### Task directions
Locate each line containing the string "this" and copy it out.

### Given data
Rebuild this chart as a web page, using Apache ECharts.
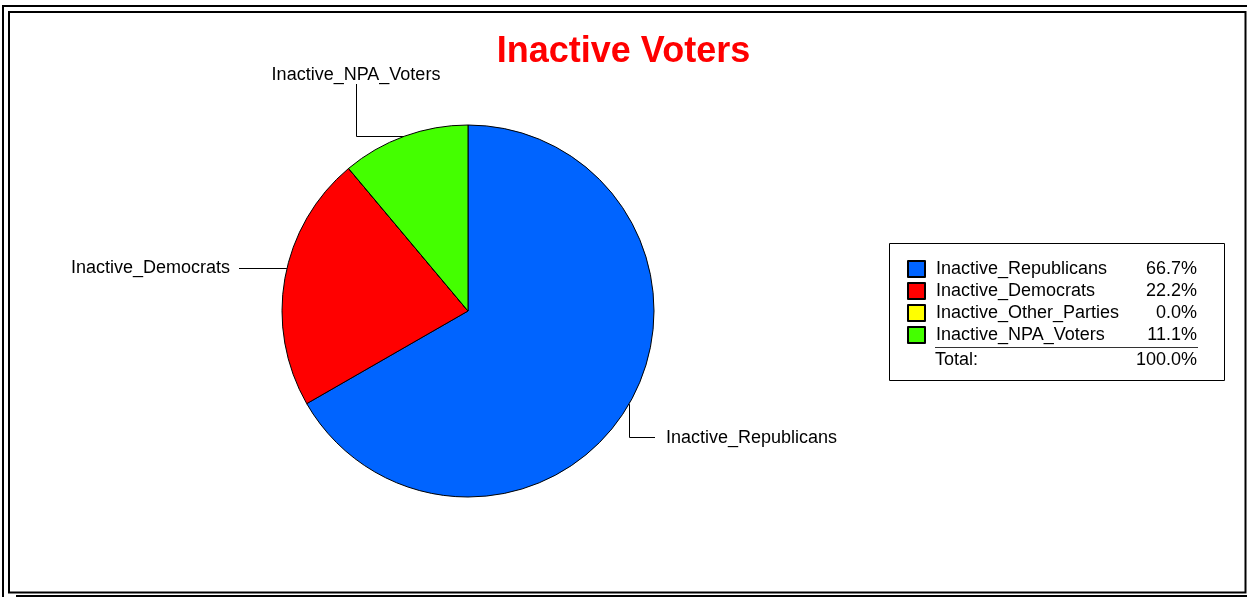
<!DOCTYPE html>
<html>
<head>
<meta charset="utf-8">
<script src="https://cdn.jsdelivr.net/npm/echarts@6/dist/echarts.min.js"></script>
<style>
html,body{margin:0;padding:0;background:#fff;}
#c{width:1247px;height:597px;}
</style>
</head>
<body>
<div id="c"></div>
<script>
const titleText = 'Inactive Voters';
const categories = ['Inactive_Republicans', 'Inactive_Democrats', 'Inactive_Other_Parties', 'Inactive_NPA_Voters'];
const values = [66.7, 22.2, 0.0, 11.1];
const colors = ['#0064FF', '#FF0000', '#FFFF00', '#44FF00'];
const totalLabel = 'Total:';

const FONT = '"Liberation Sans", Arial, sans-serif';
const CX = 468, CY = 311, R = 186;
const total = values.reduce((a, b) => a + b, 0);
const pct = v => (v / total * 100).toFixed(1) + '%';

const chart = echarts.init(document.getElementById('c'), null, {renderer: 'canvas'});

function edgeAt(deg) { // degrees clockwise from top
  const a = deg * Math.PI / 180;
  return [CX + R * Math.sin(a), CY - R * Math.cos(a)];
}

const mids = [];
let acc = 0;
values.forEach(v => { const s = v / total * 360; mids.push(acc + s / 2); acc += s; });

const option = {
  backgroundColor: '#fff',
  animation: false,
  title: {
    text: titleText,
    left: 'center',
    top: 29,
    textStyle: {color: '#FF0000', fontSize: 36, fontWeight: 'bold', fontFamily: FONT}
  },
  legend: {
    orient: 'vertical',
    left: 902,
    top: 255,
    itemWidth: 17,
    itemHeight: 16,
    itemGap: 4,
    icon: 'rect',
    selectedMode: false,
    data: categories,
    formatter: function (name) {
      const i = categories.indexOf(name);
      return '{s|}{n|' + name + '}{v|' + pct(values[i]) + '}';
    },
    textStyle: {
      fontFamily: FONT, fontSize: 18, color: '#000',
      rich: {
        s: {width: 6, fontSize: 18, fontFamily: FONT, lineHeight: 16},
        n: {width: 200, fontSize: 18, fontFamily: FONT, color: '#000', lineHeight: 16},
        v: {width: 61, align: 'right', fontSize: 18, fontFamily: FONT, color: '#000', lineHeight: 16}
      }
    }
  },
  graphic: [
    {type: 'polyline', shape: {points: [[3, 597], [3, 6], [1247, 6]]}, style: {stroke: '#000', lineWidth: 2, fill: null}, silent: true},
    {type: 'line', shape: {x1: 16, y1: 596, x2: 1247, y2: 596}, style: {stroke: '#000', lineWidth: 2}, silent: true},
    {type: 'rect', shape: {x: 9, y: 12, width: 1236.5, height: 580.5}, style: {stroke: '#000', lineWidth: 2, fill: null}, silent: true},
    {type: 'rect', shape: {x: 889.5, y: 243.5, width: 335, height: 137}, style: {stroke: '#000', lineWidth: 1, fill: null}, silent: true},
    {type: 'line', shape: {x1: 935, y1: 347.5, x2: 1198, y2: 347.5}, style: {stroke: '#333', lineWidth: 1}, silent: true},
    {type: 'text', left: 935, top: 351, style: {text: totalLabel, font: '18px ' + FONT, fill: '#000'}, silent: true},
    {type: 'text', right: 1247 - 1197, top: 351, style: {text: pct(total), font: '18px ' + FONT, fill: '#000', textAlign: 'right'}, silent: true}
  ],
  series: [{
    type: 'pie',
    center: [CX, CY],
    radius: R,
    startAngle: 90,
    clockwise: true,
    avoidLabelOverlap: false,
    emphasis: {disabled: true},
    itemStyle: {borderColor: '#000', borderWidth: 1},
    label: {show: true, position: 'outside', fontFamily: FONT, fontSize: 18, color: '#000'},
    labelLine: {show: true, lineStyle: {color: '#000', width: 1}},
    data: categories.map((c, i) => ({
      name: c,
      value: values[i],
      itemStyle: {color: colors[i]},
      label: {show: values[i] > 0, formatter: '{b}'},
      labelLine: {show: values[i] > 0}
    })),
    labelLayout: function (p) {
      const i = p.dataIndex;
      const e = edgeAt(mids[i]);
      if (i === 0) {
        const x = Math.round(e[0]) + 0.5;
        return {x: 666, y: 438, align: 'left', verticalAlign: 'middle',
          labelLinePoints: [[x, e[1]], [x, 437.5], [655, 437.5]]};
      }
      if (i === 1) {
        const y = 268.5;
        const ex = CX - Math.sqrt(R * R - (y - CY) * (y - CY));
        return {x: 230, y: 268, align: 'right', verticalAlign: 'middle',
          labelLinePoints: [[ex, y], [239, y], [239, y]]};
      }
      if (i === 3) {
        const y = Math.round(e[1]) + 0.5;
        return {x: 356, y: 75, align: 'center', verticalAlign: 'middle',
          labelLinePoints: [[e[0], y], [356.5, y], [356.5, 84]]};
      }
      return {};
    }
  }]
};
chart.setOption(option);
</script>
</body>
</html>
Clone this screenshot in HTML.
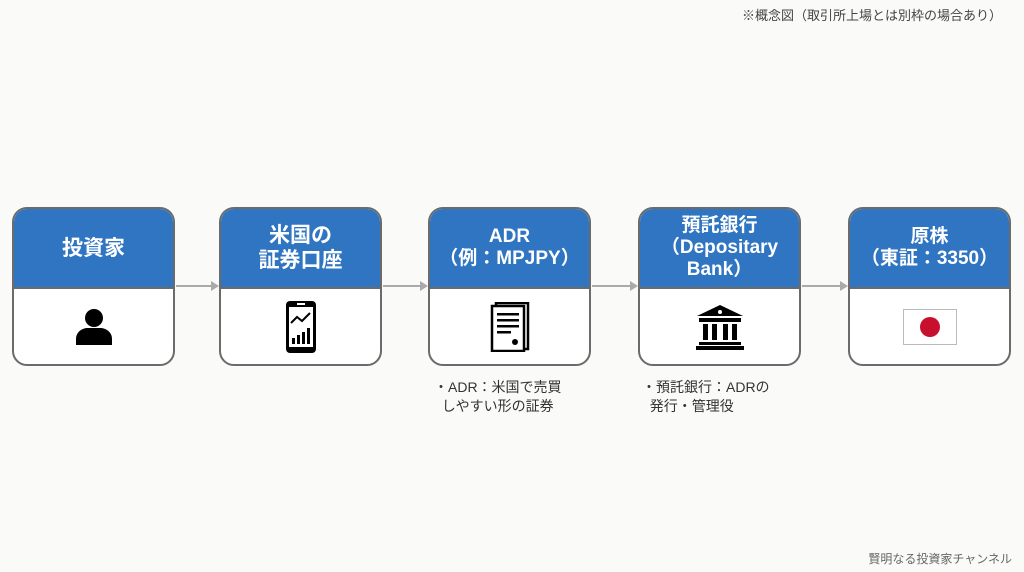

--

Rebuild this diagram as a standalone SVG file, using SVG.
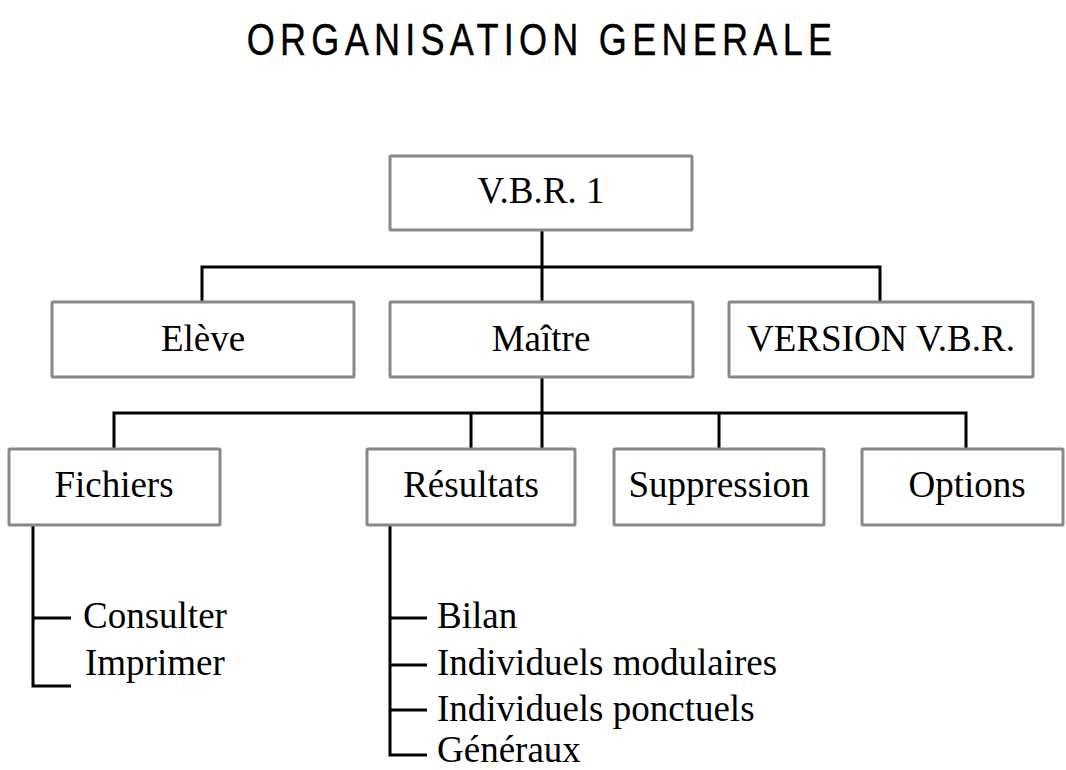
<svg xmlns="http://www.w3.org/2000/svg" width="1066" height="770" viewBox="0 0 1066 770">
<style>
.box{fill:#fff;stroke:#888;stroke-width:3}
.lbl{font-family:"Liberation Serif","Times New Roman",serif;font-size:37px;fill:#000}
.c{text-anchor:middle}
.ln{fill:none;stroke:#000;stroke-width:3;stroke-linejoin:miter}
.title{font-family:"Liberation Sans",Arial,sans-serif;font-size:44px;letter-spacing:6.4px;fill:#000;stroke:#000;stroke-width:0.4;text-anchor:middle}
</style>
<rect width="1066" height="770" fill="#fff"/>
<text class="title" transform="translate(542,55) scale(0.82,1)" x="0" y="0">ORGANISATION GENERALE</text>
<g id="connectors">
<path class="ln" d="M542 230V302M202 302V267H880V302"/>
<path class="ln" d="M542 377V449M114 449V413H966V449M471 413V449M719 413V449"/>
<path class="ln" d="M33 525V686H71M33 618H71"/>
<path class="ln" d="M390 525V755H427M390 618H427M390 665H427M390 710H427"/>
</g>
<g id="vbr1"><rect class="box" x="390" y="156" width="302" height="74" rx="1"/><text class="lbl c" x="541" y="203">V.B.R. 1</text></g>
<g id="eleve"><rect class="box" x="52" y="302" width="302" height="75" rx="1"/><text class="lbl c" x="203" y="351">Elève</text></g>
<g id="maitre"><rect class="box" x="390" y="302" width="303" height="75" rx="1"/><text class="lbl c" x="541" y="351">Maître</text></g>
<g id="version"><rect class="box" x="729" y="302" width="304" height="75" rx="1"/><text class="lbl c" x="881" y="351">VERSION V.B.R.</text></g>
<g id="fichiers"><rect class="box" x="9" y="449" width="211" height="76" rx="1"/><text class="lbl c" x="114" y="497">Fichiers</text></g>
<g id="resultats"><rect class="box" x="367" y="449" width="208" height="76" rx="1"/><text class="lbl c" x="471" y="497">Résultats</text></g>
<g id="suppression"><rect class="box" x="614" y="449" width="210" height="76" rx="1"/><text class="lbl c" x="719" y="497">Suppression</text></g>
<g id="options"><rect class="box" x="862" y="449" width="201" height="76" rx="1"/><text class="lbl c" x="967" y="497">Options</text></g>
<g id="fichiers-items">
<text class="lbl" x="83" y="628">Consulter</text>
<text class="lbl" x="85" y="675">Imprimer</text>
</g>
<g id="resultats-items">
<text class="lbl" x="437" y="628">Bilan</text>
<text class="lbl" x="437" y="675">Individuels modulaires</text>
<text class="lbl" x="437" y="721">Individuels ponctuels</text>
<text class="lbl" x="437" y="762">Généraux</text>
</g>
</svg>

### Correct result
Rebuild this chart as a web page, using Apache ECharts.
Clone this screenshot in HTML.
Rebuild this diagram as a standalone SVG file, using SVG.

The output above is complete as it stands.